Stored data
********************
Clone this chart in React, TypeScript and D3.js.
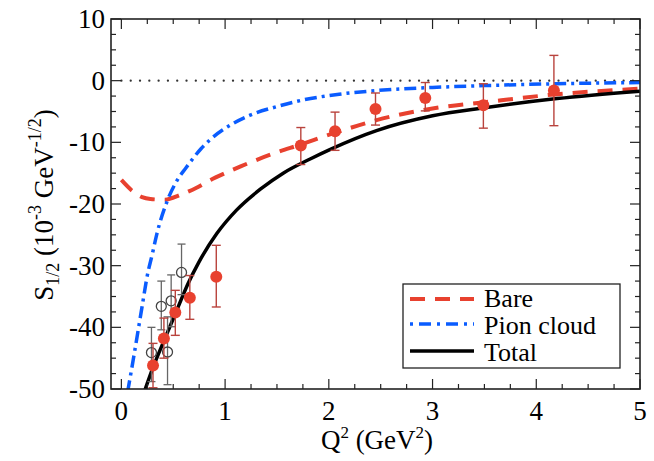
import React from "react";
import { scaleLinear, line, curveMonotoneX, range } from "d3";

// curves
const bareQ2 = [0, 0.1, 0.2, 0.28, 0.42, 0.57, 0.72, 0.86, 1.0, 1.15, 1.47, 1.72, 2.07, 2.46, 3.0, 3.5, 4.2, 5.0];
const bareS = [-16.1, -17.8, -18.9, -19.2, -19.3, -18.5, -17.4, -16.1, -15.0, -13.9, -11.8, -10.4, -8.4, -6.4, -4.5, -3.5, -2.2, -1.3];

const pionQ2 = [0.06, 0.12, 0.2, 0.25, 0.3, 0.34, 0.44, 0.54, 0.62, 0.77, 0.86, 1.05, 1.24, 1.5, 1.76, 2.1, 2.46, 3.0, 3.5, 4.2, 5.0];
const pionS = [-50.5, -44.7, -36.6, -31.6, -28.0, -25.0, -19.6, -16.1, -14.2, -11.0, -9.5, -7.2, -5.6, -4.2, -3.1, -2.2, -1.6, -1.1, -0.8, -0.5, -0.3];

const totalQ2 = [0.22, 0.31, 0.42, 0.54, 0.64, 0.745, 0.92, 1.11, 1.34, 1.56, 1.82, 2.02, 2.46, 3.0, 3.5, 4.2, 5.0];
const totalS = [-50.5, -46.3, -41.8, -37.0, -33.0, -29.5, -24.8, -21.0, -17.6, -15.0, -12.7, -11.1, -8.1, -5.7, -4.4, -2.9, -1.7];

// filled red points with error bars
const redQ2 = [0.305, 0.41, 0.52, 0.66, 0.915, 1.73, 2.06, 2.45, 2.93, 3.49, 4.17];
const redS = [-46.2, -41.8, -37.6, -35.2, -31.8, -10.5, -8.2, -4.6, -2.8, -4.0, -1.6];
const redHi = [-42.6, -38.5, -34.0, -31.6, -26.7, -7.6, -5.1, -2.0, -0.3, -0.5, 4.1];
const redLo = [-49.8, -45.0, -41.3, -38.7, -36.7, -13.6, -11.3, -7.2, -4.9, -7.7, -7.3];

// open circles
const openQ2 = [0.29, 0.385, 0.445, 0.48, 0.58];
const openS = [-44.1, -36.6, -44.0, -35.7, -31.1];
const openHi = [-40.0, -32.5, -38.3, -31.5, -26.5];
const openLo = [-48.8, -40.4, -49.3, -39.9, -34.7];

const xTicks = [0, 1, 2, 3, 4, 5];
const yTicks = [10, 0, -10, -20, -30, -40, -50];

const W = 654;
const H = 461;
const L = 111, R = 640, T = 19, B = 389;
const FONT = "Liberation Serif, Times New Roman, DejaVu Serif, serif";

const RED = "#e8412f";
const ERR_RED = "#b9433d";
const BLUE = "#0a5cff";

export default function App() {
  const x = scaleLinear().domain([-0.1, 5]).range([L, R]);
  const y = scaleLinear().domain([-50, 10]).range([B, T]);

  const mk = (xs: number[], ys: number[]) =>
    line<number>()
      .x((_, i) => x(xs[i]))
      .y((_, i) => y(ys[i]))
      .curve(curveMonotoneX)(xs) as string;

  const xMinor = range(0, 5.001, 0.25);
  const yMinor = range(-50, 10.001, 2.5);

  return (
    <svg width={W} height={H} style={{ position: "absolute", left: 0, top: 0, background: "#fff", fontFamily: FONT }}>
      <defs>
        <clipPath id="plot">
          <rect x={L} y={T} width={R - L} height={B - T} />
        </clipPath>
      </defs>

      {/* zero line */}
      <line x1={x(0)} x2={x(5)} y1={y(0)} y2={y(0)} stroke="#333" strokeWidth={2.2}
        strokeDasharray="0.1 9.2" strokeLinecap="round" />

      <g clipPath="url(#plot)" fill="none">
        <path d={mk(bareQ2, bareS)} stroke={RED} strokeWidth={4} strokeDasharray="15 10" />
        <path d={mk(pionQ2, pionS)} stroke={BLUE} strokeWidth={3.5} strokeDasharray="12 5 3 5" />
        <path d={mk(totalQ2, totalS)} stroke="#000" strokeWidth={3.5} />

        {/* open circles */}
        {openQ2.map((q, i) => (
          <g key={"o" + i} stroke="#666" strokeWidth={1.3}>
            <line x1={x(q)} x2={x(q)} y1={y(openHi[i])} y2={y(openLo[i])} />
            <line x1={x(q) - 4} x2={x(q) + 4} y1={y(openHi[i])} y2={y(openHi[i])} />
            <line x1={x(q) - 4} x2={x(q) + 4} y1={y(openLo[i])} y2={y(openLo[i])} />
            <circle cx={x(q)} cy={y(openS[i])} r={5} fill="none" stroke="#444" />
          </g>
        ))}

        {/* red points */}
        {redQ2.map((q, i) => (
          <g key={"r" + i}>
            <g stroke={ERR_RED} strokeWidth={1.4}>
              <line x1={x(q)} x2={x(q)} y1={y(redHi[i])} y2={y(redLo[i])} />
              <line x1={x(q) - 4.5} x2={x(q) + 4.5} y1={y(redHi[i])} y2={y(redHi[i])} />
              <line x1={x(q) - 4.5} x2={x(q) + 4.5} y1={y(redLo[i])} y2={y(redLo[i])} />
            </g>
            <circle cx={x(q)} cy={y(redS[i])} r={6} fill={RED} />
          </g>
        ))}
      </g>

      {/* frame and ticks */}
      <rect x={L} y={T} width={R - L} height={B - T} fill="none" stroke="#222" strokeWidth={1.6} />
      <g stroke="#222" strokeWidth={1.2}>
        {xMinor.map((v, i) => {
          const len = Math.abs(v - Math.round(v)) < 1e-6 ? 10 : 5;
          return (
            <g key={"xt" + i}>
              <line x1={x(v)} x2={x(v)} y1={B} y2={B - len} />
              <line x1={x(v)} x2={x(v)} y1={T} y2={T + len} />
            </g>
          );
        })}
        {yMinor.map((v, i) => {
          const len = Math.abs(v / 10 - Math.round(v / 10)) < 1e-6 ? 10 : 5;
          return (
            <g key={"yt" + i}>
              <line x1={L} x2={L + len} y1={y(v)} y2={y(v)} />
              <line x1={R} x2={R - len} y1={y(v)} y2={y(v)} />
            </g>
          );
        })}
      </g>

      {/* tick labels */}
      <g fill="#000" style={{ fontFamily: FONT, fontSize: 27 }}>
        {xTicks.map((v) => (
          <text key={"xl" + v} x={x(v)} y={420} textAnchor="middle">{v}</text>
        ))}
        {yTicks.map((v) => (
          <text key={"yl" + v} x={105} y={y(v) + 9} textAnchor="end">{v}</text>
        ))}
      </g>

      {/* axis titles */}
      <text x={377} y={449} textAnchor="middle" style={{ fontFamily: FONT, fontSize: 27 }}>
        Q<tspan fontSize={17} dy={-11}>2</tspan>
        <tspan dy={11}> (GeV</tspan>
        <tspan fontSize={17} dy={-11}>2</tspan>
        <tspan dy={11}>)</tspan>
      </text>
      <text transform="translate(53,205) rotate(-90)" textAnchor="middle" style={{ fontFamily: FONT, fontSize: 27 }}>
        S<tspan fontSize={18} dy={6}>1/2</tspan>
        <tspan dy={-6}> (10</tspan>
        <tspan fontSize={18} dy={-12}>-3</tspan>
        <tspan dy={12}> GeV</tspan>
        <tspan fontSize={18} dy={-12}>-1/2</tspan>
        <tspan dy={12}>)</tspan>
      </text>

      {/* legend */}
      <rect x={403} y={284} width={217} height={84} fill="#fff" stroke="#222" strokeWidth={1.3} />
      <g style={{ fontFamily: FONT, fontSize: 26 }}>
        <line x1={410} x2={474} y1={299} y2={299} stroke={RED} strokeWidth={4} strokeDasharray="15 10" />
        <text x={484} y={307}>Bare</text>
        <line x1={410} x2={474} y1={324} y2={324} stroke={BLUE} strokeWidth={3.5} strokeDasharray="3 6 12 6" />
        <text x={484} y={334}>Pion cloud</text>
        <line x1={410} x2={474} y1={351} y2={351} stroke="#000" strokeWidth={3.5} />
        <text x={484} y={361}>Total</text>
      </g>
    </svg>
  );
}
********************
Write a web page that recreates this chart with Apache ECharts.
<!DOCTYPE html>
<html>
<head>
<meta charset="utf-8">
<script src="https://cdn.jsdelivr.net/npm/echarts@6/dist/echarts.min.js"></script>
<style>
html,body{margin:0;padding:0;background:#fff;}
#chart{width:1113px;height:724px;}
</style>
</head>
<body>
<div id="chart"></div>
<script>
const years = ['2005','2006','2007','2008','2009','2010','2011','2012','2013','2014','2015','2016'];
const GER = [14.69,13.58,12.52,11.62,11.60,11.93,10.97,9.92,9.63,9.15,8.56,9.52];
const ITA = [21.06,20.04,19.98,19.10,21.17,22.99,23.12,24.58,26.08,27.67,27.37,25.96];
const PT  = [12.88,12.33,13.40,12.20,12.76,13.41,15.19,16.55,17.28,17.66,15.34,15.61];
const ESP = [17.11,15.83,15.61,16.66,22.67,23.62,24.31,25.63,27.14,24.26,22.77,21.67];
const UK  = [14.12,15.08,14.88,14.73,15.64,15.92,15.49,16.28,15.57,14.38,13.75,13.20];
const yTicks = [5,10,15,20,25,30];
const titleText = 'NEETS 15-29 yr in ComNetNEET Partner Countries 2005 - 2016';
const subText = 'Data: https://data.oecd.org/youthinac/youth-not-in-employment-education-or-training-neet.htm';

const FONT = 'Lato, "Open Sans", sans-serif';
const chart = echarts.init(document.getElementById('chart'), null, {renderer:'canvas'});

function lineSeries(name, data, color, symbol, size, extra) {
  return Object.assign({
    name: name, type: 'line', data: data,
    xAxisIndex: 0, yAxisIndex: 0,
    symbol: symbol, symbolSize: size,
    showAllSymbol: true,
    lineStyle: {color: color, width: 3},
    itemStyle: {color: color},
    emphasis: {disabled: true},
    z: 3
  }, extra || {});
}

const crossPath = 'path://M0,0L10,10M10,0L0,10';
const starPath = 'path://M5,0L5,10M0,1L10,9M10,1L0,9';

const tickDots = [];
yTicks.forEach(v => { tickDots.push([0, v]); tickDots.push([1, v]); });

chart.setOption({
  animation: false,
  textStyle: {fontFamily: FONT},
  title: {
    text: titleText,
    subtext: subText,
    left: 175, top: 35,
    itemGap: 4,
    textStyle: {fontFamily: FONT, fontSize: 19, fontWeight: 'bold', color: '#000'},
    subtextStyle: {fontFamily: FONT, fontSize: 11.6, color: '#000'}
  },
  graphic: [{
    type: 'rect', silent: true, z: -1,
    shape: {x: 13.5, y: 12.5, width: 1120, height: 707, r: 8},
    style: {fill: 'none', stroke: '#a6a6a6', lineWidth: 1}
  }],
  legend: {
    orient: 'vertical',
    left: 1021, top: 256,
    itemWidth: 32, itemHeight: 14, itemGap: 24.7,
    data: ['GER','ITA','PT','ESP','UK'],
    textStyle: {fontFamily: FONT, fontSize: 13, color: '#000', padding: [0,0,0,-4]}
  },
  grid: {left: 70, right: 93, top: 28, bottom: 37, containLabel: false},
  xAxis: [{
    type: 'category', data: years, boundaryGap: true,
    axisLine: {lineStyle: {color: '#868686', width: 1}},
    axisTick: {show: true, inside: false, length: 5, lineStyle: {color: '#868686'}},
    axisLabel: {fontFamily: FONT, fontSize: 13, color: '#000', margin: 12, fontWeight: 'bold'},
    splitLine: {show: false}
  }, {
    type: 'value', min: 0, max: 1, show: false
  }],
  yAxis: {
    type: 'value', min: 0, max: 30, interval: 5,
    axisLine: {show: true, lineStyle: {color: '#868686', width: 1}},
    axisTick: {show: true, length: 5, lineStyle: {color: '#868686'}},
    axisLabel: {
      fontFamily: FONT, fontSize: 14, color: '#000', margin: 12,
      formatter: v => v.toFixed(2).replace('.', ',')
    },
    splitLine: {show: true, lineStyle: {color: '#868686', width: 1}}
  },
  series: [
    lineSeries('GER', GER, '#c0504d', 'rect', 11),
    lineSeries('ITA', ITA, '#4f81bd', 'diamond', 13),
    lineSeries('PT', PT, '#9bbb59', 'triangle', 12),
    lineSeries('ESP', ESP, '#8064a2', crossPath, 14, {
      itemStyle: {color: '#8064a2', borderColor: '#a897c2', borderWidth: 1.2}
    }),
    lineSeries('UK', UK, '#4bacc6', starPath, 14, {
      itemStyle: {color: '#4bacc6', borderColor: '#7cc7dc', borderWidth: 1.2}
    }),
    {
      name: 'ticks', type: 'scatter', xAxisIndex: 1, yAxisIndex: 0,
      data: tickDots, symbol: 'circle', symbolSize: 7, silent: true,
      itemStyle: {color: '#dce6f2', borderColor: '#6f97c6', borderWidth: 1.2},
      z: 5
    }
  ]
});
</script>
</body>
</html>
********************
* [What to produce]:
Working from the entries above, reproduce exactly and only the lines beginning with the line that has "Clone this chart" and ending with the line that has "line, curveMonotoneX, range"; omit all pictures.

* [Exercise output]:
Clone this chart in React, TypeScript and D3.js.
import React from "react";
import { scaleLinear, line, curveMonotoneX, range } from "d3";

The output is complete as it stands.